WHAT IS BEING ASKED: Find the line with "What D3.js code" and the line with "const x = d3.scaleLinear().domain([-0.16, 4.16]).range([0, pw]);", then repeat both of them and every line in between exactly. Omit the pictures.

ENTRIES:
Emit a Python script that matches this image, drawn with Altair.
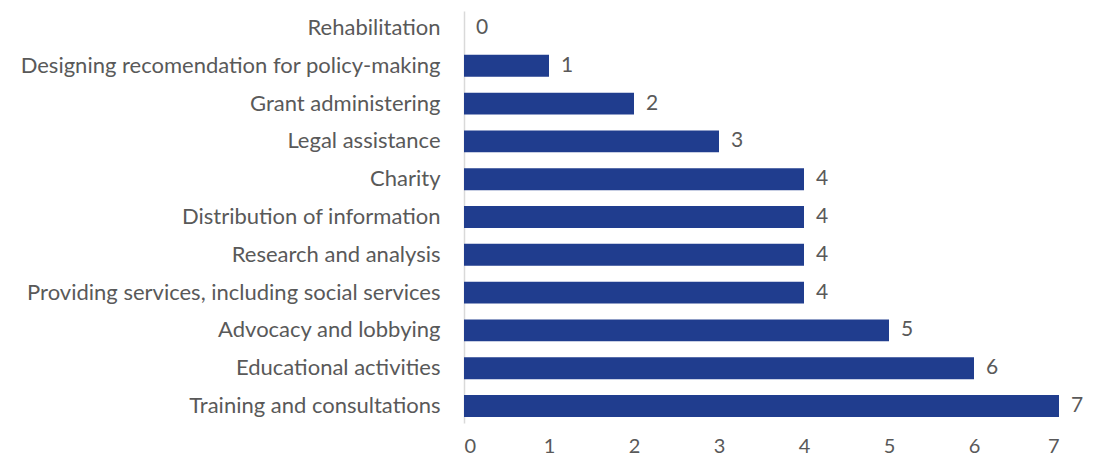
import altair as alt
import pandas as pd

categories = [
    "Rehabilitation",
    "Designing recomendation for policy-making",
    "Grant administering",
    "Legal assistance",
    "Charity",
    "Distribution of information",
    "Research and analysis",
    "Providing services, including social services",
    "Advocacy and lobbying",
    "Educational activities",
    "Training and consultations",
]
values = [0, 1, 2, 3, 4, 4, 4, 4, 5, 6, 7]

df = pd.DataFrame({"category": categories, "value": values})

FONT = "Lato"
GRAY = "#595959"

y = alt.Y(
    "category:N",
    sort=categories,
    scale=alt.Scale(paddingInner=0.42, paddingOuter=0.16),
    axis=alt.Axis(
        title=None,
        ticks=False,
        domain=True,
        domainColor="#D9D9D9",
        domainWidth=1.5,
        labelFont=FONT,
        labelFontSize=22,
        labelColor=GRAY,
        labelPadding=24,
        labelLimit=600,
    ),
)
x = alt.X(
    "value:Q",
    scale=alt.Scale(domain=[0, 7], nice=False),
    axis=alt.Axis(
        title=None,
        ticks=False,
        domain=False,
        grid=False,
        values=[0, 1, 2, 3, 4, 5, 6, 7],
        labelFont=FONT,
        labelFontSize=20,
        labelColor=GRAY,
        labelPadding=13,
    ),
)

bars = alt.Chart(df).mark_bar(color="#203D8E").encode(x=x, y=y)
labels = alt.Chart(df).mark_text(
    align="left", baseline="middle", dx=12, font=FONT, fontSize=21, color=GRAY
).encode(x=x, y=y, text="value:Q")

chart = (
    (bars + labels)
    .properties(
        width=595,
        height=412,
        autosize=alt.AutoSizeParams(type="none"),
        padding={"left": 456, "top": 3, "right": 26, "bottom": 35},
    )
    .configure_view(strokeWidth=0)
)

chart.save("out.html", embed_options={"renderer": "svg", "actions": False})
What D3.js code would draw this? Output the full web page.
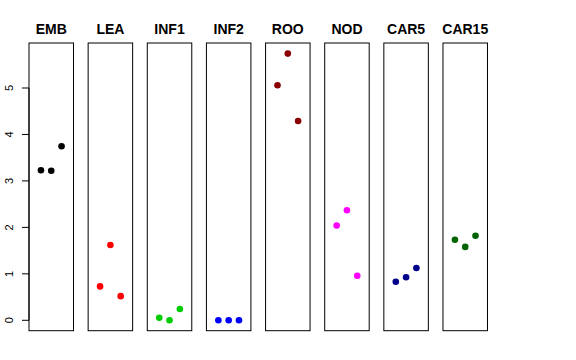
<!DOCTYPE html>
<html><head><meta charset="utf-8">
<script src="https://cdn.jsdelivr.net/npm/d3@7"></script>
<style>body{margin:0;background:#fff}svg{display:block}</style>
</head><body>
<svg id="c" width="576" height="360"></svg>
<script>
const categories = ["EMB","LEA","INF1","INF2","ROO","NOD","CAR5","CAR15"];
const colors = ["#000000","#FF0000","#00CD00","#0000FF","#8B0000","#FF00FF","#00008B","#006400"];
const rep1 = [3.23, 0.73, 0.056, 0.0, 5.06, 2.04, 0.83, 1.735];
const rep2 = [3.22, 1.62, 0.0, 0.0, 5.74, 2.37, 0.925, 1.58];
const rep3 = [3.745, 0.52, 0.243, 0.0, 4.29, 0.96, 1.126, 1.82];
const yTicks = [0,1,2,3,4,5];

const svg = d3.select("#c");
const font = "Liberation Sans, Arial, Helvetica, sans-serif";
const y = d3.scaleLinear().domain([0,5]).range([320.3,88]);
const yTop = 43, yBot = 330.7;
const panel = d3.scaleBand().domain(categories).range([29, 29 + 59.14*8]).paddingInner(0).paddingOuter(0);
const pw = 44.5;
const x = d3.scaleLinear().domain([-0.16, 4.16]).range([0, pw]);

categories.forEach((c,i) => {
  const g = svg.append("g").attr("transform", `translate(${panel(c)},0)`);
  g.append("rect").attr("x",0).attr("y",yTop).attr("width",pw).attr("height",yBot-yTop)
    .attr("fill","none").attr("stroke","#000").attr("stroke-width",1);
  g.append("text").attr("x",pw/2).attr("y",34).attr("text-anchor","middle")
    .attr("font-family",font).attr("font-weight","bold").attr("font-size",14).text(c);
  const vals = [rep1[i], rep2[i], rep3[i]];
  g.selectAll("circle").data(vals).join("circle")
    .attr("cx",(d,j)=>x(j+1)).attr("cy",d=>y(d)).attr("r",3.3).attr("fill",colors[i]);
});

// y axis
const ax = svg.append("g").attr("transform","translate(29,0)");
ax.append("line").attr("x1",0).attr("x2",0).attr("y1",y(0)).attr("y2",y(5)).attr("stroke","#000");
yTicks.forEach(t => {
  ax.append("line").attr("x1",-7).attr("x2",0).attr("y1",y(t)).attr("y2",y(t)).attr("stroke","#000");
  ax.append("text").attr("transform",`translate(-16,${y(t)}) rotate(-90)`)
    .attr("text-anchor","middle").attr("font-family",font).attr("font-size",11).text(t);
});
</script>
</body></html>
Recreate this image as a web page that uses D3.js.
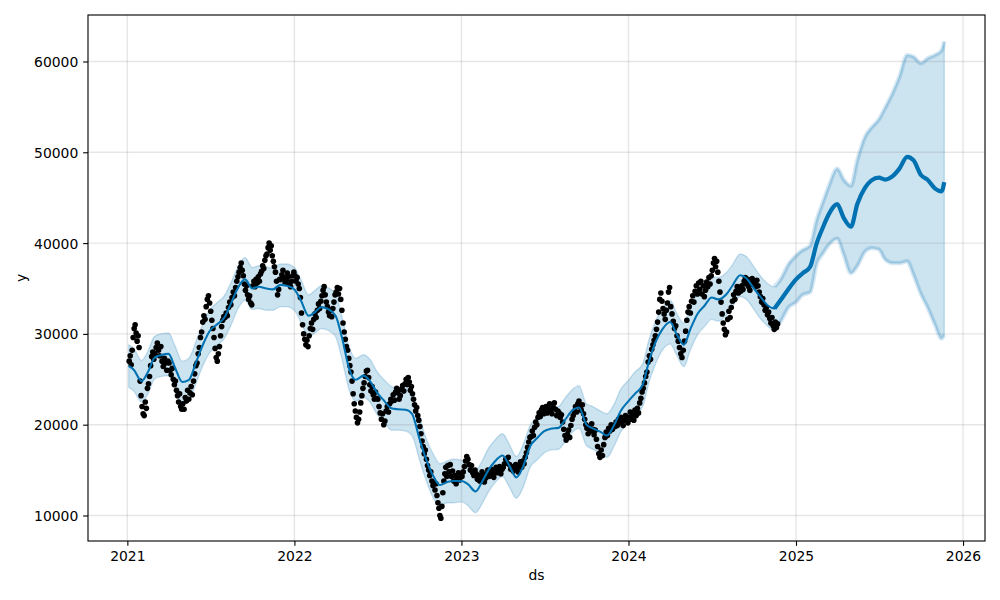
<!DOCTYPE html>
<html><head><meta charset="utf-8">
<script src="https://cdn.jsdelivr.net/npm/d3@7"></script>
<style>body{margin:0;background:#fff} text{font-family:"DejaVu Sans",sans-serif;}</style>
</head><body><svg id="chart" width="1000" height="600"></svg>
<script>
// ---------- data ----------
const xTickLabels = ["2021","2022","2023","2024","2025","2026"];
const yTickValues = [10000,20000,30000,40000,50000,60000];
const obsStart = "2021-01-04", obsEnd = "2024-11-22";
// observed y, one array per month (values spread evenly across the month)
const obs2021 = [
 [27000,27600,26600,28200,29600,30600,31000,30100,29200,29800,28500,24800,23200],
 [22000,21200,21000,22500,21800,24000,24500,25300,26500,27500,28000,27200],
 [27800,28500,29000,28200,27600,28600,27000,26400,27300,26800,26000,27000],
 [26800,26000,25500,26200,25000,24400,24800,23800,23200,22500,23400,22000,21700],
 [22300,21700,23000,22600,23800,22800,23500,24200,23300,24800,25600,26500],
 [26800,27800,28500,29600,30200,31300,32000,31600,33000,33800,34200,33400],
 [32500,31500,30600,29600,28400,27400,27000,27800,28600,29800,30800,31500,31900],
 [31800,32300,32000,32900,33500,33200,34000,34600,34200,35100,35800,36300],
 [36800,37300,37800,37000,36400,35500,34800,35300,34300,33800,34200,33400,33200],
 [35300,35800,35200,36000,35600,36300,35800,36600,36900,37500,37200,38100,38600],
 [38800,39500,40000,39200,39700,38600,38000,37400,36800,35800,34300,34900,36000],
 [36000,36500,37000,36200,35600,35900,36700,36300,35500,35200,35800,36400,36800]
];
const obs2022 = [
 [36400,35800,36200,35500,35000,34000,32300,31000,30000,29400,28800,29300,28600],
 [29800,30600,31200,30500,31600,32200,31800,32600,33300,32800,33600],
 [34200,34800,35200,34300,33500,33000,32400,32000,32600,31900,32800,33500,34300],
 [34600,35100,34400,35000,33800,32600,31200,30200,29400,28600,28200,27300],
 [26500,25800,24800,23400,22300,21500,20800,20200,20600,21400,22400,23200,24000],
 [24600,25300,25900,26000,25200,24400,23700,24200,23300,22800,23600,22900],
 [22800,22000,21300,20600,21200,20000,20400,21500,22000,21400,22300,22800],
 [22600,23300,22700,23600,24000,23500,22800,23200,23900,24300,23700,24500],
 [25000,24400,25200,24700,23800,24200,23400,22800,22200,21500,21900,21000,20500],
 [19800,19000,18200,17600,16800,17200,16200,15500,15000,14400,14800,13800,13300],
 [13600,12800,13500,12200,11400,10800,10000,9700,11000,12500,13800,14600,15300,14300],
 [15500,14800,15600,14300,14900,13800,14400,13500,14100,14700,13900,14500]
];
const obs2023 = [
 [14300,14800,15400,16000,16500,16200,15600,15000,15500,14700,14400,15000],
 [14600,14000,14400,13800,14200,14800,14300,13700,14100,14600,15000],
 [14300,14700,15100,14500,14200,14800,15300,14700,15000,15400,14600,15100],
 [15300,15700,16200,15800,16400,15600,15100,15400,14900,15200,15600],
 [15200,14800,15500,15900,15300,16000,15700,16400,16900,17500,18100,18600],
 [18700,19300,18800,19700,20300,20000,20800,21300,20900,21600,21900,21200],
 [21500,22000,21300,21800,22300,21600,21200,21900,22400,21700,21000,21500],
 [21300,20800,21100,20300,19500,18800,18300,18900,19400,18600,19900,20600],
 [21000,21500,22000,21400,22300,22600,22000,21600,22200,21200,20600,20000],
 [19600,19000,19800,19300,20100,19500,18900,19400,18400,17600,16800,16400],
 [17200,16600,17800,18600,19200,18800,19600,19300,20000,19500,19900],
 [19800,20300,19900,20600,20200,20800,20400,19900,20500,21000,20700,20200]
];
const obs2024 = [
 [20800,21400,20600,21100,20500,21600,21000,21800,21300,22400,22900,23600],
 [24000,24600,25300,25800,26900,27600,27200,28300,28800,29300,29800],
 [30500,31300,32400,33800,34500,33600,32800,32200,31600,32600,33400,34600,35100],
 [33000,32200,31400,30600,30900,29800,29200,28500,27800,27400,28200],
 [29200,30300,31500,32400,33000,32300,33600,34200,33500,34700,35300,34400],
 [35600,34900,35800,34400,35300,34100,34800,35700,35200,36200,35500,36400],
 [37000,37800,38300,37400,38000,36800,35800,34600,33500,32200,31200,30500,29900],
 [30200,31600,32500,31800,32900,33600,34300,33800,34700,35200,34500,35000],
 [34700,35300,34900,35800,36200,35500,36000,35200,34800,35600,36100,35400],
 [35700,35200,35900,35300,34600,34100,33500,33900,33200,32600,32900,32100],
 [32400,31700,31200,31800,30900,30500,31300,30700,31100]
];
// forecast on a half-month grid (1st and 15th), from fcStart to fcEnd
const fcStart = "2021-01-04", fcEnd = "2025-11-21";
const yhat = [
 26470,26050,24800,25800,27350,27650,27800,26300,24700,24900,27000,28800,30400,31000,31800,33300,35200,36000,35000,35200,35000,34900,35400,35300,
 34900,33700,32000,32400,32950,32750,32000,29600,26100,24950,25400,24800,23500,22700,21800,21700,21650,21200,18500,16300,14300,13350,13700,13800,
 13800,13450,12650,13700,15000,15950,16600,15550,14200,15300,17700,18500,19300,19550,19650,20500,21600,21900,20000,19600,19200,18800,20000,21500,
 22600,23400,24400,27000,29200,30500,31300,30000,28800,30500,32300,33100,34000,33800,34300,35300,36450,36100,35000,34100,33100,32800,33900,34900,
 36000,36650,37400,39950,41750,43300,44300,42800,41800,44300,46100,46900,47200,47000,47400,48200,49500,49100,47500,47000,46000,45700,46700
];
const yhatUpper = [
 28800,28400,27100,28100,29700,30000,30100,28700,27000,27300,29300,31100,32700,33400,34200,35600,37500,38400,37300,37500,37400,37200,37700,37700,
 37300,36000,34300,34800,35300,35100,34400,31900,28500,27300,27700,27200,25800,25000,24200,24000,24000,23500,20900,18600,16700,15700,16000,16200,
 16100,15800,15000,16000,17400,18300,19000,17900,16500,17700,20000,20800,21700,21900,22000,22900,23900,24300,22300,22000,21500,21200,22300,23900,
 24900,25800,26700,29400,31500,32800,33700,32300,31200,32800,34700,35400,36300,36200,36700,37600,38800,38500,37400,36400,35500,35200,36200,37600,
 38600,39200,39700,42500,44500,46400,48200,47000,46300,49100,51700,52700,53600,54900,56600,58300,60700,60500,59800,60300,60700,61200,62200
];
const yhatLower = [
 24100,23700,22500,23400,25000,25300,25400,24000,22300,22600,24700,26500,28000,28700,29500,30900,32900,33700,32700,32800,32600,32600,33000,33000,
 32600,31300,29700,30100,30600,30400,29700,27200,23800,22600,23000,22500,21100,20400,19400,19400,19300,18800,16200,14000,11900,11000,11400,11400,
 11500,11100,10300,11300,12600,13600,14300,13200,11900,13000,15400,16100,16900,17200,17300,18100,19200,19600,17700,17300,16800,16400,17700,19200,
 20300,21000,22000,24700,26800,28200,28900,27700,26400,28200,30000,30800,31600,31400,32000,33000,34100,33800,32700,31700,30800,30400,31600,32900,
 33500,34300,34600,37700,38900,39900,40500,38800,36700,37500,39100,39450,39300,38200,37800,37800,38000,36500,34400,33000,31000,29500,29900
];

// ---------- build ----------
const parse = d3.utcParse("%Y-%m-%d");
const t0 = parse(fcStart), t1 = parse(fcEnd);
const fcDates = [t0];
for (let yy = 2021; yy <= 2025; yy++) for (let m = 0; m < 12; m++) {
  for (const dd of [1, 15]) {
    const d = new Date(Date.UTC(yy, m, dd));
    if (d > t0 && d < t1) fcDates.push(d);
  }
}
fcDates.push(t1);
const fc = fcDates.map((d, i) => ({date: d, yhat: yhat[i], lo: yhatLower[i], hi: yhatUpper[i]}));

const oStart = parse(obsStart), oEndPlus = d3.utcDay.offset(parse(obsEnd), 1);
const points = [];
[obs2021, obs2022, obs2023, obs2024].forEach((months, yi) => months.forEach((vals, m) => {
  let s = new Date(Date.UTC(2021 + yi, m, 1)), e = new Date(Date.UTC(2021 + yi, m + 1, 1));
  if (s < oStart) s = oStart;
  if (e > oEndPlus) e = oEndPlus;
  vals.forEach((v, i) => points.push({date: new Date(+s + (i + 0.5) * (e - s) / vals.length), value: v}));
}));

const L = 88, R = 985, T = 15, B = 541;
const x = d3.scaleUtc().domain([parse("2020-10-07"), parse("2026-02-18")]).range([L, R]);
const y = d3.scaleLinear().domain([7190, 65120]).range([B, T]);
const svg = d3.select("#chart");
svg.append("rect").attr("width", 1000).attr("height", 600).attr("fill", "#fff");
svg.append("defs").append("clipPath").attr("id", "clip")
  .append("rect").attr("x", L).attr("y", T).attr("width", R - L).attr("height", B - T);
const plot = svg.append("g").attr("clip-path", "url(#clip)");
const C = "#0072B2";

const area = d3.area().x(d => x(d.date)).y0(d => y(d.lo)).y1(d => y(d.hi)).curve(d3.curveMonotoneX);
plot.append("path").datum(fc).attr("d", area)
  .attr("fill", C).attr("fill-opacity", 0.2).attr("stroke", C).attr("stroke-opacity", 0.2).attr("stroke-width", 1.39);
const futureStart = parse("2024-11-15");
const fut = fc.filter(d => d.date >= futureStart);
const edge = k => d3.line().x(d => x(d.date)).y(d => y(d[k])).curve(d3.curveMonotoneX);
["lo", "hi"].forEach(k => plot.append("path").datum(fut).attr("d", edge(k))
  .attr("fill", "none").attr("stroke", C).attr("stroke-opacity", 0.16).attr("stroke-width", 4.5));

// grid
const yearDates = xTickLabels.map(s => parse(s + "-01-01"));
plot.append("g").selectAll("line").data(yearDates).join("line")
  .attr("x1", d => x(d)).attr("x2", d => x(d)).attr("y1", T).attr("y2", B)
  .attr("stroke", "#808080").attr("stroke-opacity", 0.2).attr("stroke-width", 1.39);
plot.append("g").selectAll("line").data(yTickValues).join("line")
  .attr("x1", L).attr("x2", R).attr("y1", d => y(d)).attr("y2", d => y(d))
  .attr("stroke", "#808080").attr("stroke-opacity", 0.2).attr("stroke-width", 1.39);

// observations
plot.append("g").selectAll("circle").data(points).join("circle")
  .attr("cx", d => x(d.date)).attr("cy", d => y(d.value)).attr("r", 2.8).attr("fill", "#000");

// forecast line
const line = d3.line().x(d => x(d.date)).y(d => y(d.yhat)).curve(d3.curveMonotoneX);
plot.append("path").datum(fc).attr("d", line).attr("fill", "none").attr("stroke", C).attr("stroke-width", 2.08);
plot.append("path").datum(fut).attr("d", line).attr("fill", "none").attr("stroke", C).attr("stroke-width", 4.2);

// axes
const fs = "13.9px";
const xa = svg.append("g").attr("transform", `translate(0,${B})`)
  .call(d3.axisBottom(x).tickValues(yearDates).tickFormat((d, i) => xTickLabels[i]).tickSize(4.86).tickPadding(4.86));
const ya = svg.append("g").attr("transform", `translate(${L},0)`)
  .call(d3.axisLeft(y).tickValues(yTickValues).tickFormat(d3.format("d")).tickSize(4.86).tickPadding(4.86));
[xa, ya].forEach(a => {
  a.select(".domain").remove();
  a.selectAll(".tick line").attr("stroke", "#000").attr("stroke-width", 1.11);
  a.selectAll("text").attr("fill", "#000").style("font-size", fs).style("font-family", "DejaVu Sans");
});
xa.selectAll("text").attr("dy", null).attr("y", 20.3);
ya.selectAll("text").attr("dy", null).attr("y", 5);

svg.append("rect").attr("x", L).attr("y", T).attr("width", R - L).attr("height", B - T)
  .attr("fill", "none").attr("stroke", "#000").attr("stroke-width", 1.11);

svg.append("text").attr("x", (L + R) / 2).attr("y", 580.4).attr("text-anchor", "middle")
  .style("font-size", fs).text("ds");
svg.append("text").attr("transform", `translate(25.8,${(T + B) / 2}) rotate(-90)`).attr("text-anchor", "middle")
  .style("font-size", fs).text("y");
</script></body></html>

THE RESPONSE:
What D3.js code would draw this? Output the full web page.
<!DOCTYPE html>
<html><head><meta charset="utf-8">
<script src="https://cdn.jsdelivr.net/npm/d3@7"></script>
<style>body{margin:0;background:#fff}svg{display:block}</style>
</head><body>
<svg id="c" width="576" height="360"></svg>
<script>
const categories = ["EMB","LEA","INF1","INF2","ROO","NOD","CAR5","CAR15"];
const colors = ["#000000","#FF0000","#00CD00","#0000FF","#8B0000","#FF00FF","#00008B","#006400"];
const rep1 = [3.23, 0.73, 0.056, 0.0, 5.06, 2.04, 0.83, 1.735];
const rep2 = [3.22, 1.62, 0.0, 0.0, 5.74, 2.37, 0.925, 1.58];
const rep3 = [3.745, 0.52, 0.243, 0.0, 4.29, 0.96, 1.126, 1.82];
const yTicks = [0,1,2,3,4,5];

const svg = d3.select("#c");
const font = "Liberation Sans, Arial, Helvetica, sans-serif";
const y = d3.scaleLinear().domain([0,5]).range([320.3,88]);
const yTop = 43, yBot = 330.7;
const panel = d3.scaleBand().domain(categories).range([29, 29 + 59.14*8]).paddingInner(0).paddingOuter(0);
const pw = 44.5;
const x = d3.scaleLinear().domain([-0.16, 4.16]).range([0, pw]);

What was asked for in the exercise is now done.